Exercise brief: Take the lines from the head of the listing through the one bearing "import Chart from 'chart.js/auto';" and copy them exactly, leaving every picture out.

☆ ☆ ☆ ☆

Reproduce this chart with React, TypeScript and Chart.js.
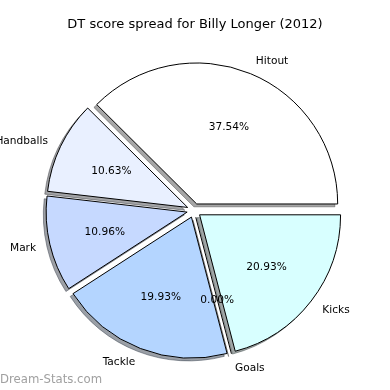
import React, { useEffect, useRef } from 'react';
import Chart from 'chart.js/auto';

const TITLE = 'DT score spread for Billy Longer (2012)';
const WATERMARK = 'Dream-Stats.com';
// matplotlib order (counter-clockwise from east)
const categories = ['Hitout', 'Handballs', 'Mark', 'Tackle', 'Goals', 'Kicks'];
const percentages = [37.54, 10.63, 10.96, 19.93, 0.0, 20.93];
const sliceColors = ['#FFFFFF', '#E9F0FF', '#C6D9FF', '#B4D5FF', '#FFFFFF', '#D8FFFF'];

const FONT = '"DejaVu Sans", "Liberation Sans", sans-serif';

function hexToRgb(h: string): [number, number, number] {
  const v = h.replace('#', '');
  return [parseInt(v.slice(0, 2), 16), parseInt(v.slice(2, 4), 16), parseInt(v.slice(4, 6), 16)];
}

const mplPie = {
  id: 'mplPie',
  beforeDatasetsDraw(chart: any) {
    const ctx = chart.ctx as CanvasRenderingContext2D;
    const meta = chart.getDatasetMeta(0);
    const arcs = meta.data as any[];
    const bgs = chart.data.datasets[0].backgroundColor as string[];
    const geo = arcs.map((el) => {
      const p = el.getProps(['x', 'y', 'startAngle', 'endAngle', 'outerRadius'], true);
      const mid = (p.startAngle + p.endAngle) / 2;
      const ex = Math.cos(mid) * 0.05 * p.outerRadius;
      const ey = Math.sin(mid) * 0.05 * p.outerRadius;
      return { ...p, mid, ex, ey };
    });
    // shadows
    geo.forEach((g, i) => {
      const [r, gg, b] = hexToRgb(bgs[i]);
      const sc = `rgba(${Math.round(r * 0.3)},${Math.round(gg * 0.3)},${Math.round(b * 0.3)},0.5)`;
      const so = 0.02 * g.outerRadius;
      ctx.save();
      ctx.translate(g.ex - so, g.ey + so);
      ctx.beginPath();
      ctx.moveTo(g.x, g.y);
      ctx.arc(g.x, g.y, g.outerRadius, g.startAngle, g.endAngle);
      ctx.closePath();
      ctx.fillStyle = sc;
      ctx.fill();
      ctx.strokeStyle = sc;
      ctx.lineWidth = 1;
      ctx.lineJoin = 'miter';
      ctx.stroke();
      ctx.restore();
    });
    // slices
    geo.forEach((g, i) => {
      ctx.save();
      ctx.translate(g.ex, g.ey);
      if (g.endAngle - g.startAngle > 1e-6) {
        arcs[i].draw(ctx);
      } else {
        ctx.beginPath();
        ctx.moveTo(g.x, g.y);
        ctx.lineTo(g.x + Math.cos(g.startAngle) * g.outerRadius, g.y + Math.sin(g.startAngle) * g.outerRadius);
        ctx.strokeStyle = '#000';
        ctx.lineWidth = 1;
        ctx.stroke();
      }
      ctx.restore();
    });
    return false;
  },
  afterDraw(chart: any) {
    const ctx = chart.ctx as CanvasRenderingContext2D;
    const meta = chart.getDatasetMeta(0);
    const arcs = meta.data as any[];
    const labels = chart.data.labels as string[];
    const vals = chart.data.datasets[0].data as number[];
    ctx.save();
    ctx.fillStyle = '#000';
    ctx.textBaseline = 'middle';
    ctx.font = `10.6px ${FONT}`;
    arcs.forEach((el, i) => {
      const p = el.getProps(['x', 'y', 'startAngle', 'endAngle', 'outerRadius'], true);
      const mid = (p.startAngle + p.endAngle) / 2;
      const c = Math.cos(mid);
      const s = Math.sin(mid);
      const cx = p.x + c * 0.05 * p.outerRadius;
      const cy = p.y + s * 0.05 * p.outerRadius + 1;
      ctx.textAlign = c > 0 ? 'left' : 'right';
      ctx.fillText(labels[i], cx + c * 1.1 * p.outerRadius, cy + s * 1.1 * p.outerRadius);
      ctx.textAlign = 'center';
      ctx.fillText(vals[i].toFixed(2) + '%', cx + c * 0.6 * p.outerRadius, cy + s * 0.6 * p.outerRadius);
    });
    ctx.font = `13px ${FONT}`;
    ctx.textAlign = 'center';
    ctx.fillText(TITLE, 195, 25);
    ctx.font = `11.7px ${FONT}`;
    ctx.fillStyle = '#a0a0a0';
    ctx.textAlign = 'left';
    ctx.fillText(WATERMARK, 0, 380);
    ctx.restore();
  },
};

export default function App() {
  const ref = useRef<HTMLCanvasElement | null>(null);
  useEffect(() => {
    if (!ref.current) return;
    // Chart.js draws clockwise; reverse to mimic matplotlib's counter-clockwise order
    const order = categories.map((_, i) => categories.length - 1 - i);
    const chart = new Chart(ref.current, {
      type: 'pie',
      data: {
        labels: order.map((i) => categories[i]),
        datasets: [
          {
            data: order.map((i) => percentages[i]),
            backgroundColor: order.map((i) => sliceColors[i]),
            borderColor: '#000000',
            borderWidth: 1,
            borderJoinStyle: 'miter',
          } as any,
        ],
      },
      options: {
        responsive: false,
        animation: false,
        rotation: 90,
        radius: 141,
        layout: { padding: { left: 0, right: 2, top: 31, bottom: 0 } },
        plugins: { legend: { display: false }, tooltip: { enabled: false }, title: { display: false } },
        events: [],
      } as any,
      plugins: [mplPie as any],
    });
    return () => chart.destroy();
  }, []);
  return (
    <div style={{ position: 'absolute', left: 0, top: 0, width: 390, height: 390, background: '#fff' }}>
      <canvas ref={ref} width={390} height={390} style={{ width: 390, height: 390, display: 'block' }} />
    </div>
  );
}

☆ ☆ ☆ ☆

Complete response:
Reproduce this chart with React, TypeScript and Chart.js.
import React, { useEffect, useRef } from 'react';
import Chart from 'chart.js/auto';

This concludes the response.